(WRITTEN EXERCISE):
Return each line of the data below verbatim; pictures are to be left out.

>> START

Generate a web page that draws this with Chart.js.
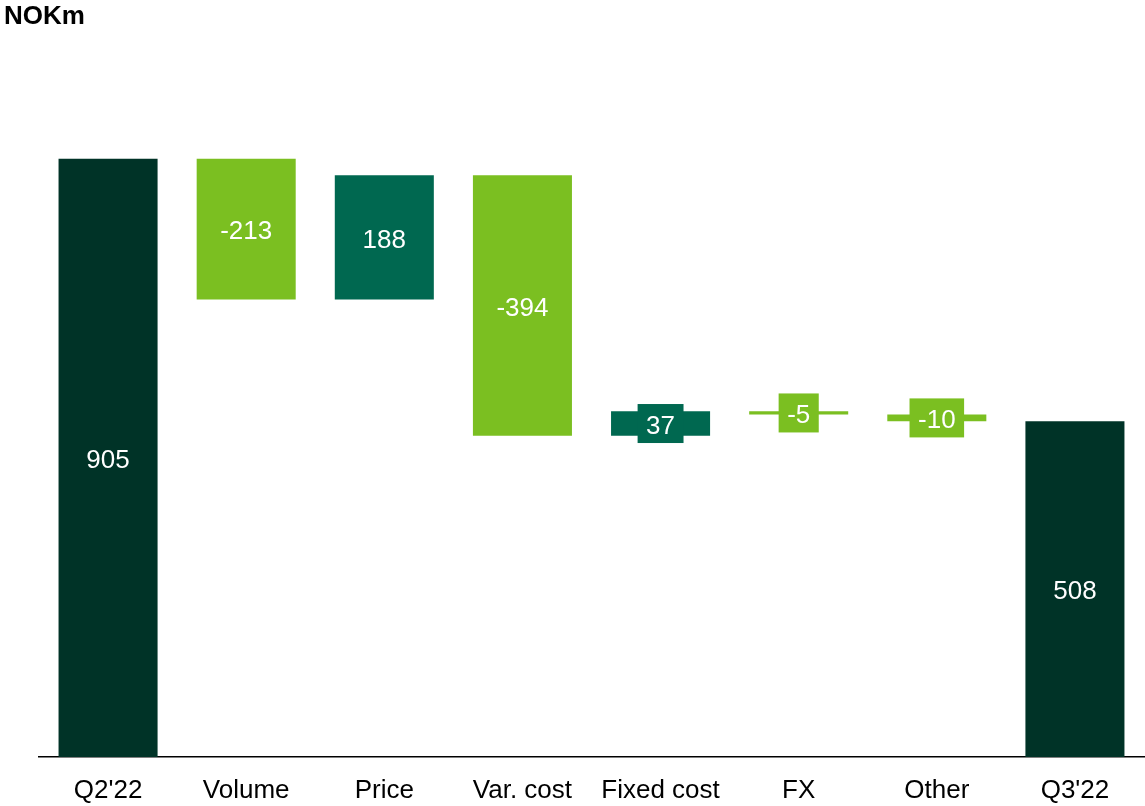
<!DOCTYPE html>
<html>
<head>
<meta charset="utf-8">
<script src="https://cdn.jsdelivr.net/npm/chart.js@4/dist/chart.umd.min.js"></script>
<style>
  html, body { margin: 0; padding: 0; background: #fff; }
  #wrap { width: 1145px; height: 806px; position: relative; }
</style>
</head>
<body>
<div id="wrap"><canvas id="bridge"></canvas></div>
<script>
/* NOKm bridge Q2'22 -> Q3'22 */
const categories = ["Q2'22", "Volume", "Price", "Var. cost", "Fixed cost", "FX", "Other", "Q3'22"];
const changes = [905, -213, 188, -394, 37, -5, -10, 508];
const isTotal = [true, false, false, false, false, false, false, true];
const unitLabel = "NOKm";

const DARK = '#003327', MID = '#006850', LIGHT = '#7BBF21';

// floating ranges from the running total
let run = 0;
const ranges = changes.map((v, i) => {
  if (isTotal[i]) { run = v; return [0, v]; }
  const r = [run, run + v];
  run += v;
  return r;
});
const colors = changes.map((v, i) => isTotal[i] ? DARK : (v < 0 ? LIGHT : MID));

const FONT = '"Liberation Sans", Arial, sans-serif';

const barLabels = {
  id: 'barLabels',
  afterDatasetsDraw(chart) {
    const c = chart.ctx;
    const meta = chart.getDatasetMeta(0);
    c.save();
    c.font = '26px ' + FONT;
    c.textAlign = 'center';
    c.textBaseline = 'middle';
    meta.data.forEach((bar, i) => {
      const txt = String(changes[i]);
      const cy = (bar.y + bar.base) / 2;
      const h = Math.abs(bar.base - bar.y);
      if (h < 36) {
        const w = c.measureText(txt).width + 17;
        c.fillStyle = colors[i];
        c.fillRect(bar.x - w / 2, cy - 19.5, w, 39);
      }
      c.fillStyle = '#ffffff';
      c.fillText(txt, bar.x, cy + 3);
    });
    // unit caption
    c.font = 'bold 26px ' + FONT;
    c.textAlign = 'left';
    c.fillStyle = '#000';
    c.fillText(unitLabel, 4, 17);
    c.restore();
  }
};

new Chart(document.getElementById('bridge').getContext('2d'), {
  type: 'bar',
  data: {
    labels: categories,
    datasets: [{
      data: ranges,
      backgroundColor: colors,
      borderWidth: 0,
      categoryPercentage: 1,
      barPercentage: 0.717
    }]
  },
  options: {
    responsive: true,
    maintainAspectRatio: false,
    animation: false,
    layout: { padding: { left: 39, right: 1, top: 96, bottom: 0 } },
    plugins: { legend: { display: false }, tooltip: { enabled: false } },
    scales: {
      x: {
        grid: { display: false, drawTicks: false },
        border: { display: true, color: '#000', width: 1.5 },
        ticks: { color: '#000', font: { family: FONT, size: 26 }, padding: 18, maxRotation: 0 },
        afterFit: (scale) => { scale.height = 49; }
      },
      y: { display: false, min: 0, max: 1000 }
    }
  },
  plugins: [barLabels]
});
</script>
</body>
</html>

>> END

(EXERCISE RESPONSE):
Generate a web page that draws this with Chart.js.
<!DOCTYPE html>
<html>
<head>
<meta charset="utf-8">
<script src="https://cdn.jsdelivr.net/npm/chart.js@4/dist/chart.umd.min.js"></script>
<style>
  html, body { margin: 0; padding: 0; background: #fff; }
  #wrap { width: 1145px; height: 806px; position: relative; }
</style>
</head>
<body>
<div id="wrap"><canvas id="bridge"></canvas></div>
<script>
/* NOKm bridge Q2'22 -> Q3'22 */
const categories = ["Q2'22", "Volume", "Price", "Var. cost", "Fixed cost", "FX", "Other", "Q3'22"];
const changes = [905, -213, 188, -394, 37, -5, -10, 508];
const isTotal = [true, false, false, false, false, false, false, true];
const unitLabel = "NOKm";

const DARK = '#003327', MID = '#006850', LIGHT = '#7BBF21';

// floating ranges from the running total
let run = 0;
const ranges = changes.map((v, i) => {
  if (isTotal[i]) { run = v; return [0, v]; }
  const r = [run, run + v];
  run += v;
  return r;
});
const colors = changes.map((v, i) => isTotal[i] ? DARK : (v < 0 ? LIGHT : MID));

const FONT = '"Liberation Sans", Arial, sans-serif';

const barLabels = {
  id: 'barLabels',
  afterDatasetsDraw(chart) {
    const c = chart.ctx;
    const meta = chart.getDatasetMeta(0);
    c.save();
    c.font = '26px ' + FONT;
    c.textAlign = 'center';
    c.textBaseline = 'middle';
    meta.data.forEach((bar, i) => {
      const txt = String(changes[i]);
      const cy = (bar.y + bar.base) / 2;
      const h = Math.abs(bar.base - bar.y);
      if (h < 36) {
        const w = c.measureText(txt).width + 17;
        c.fillStyle = colors[i];
        c.fillRect(bar.x - w / 2, cy - 19.5, w, 39);
      }
      c.fillStyle = '#ffffff';
      c.fillText(txt, bar.x, cy + 3);
    });
    // unit caption
    c.font = 'bold 26px ' + FONT;
    c.textAlign = 'left';
    c.fillStyle = '#000';
    c.fillText(unitLabel, 4, 17);
    c.restore();
  }
};

new Chart(document.getElementById('bridge').getContext('2d'), {
  type: 'bar',
  data: {
    labels: categories,
    datasets: [{
      data: ranges,
      backgroundColor: colors,
      borderWidth: 0,
      categoryPercentage: 1,
      barPercentage: 0.717
    }]
  },
  options: {
    responsive: true,
    maintainAspectRatio: false,
    animation: false,
    layout: { padding: { left: 39, right: 1, top: 96, bottom: 0 } },
    plugins: { legend: { display: false }, tooltip: { enabled: false } },
    scales: {
      x: {
        grid: { display: false, drawTicks: false },
        border: { display: true, color: '#000', width: 1.5 },
        ticks: { color: '#000', font: { family: FONT, size: 26 }, padding: 18, maxRotation: 0 },
        afterFit: (scale) => { scale.height = 49; }
      },
      y: { display: false, min: 0, max: 1000 }
    }
  },
  plugins: [barLabels]
});
</script>
</body>
</html>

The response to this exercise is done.